Supervisor Maureen Mulheren has sponsored an agenda item for Board consideration next Tuesday which would “Provide for Cannabis Cultivation and Nursery Operations, a Reduction in the Cannabis Business Tax for Tax Years 2023 and 2024 and to Establish a Penalty and Interest Amnesty Program and a Prior Year Tax Payment Plan.” 

Yet in that same Tuesday agenda packet we found a Cannabis Revenue chart which showed that (legal) pot tax revenues going back to 2017 when the permit program began. In the next four years revenues increased to almost $6.2 million, but are now way down to an estimated $1.5 million, a decline which should be a surprise to no one, except official Mendocino County.

Further down in the separate budget materials we found: 

“The Cannabis Management budget unit anticipates being over budget by $662,000, due to shortfalls on Cannabis fee revenues.”

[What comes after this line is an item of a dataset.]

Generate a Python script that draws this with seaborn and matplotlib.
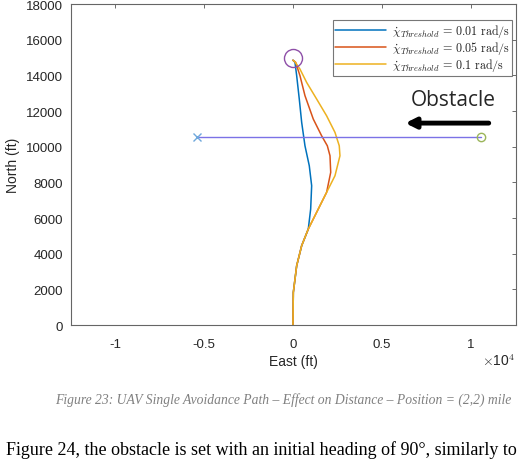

Doing the math on this dismal and confusing subject is beyond us, even though we’re usually pretty good at following MendoMath. Supervisor Mulheren doesn’t provide any math either. Apparently the thinking is that if the County reduces pot taxes for next fiscal year (by some unspecified amount) and stretches out the payment schedules, and waives the penalties and interest for past due non-payments — some provisional permit holders who are delinquent on their taxes say they didn’t even grow any pot last year — somehow there will be additional pot tax revenue in the long run, despite the Cannabis Department’s very conspicuous high deficit sucking sound, ongoing expenses for staff and expensive outside planning consultants, and the dwindling number of permit applications, while at the same time the increasing time and expense of processing those dwindling permit applications…

Tuesday’s discussion of how this is all supposed to work should be interesting, but probably not clarifying.